• Records:
## Begin

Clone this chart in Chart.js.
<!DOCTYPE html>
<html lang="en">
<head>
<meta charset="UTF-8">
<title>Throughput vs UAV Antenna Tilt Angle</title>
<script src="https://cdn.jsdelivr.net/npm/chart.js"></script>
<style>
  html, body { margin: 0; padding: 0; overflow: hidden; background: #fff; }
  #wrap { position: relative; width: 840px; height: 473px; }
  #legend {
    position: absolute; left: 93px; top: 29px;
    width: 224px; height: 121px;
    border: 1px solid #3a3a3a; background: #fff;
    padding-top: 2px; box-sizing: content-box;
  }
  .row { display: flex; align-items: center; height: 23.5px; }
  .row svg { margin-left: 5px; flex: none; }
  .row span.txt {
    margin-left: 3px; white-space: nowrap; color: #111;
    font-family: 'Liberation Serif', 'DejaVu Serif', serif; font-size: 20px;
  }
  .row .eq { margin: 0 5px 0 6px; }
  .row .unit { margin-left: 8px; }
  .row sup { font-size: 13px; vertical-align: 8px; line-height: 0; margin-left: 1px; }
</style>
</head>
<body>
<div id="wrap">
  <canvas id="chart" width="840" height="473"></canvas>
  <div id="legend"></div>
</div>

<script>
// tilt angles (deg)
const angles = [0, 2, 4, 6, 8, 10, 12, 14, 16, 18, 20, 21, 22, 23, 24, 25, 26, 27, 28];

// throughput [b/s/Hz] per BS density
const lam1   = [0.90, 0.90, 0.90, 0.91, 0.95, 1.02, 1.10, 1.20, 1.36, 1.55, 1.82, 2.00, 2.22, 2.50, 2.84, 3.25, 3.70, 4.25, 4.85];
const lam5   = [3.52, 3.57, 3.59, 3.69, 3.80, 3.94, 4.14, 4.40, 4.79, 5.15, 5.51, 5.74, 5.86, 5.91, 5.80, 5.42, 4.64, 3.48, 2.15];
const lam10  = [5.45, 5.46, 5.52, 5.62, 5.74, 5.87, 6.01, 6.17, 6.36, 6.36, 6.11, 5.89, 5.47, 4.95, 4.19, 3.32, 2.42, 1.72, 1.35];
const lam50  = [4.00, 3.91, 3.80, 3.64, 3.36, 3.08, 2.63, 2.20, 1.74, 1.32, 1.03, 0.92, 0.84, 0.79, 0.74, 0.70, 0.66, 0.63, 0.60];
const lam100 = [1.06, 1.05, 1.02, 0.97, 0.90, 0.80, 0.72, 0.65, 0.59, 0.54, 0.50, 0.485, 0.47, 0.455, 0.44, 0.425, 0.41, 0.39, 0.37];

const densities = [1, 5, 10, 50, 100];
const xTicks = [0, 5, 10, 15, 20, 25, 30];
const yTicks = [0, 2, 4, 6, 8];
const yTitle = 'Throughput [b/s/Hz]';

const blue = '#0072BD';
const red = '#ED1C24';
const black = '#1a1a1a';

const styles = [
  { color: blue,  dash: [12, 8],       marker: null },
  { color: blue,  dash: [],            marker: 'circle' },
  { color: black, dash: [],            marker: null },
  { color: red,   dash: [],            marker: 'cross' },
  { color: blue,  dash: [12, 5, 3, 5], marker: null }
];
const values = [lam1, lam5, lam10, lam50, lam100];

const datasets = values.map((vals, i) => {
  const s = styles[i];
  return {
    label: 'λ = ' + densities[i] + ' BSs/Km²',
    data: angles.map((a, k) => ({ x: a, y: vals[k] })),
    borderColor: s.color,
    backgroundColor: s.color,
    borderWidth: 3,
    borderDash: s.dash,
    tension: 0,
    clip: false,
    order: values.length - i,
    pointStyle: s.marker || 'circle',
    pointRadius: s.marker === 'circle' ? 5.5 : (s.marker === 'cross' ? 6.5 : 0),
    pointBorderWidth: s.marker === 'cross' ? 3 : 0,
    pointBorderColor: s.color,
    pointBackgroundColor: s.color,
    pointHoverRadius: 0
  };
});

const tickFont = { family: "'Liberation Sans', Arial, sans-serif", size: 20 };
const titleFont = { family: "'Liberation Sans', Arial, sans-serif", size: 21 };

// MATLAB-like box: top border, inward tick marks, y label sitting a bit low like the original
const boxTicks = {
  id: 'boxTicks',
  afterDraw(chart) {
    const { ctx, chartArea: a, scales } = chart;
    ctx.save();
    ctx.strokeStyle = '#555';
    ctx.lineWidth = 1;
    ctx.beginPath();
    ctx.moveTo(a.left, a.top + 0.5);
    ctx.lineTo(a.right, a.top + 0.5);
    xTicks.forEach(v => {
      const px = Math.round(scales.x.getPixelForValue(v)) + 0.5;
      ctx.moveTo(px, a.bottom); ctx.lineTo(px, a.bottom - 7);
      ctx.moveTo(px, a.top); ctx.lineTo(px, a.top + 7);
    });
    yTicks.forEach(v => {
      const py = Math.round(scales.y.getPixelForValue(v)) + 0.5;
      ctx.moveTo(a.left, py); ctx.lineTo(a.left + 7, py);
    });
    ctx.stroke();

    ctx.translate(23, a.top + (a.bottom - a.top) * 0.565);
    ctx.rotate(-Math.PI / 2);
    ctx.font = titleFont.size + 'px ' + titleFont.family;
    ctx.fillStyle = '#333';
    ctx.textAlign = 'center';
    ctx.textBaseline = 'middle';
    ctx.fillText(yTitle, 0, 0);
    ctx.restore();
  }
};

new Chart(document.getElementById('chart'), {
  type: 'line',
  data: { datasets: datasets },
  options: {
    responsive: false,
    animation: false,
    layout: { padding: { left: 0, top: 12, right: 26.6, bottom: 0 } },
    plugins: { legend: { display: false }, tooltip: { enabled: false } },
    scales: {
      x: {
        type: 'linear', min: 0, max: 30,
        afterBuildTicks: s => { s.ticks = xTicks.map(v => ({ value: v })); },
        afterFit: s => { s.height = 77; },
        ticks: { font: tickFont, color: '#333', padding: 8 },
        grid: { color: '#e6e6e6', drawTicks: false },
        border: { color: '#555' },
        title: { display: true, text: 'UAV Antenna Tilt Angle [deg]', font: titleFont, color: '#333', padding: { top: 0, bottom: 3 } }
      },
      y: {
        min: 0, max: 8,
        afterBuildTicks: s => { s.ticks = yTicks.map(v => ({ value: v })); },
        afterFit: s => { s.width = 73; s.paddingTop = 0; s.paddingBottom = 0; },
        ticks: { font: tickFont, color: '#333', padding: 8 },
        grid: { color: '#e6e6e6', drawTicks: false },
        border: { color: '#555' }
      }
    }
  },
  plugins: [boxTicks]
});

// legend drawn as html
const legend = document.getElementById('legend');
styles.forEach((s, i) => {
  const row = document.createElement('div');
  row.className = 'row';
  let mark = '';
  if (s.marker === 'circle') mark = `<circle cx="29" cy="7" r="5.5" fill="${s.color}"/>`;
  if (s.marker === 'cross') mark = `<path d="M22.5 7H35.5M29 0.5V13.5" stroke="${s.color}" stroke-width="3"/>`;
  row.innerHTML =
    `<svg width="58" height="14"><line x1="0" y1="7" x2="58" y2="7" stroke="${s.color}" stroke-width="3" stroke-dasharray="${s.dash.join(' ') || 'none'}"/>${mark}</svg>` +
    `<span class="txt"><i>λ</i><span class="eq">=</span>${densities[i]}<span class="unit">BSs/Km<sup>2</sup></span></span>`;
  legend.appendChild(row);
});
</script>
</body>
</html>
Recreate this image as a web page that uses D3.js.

## End

• What needs to be done: Gather each line that holds "chart".

• Response to the task:
Clone this chart in Chart.js.
<script src="https://cdn.jsdelivr.net/npm/chart.js"></script>
  <canvas id="chart" width="840" height="473"></canvas>
  afterDraw(chart) {
    const { ctx, chartArea: a, scales } = chart;
new Chart(document.getElementById('chart'), {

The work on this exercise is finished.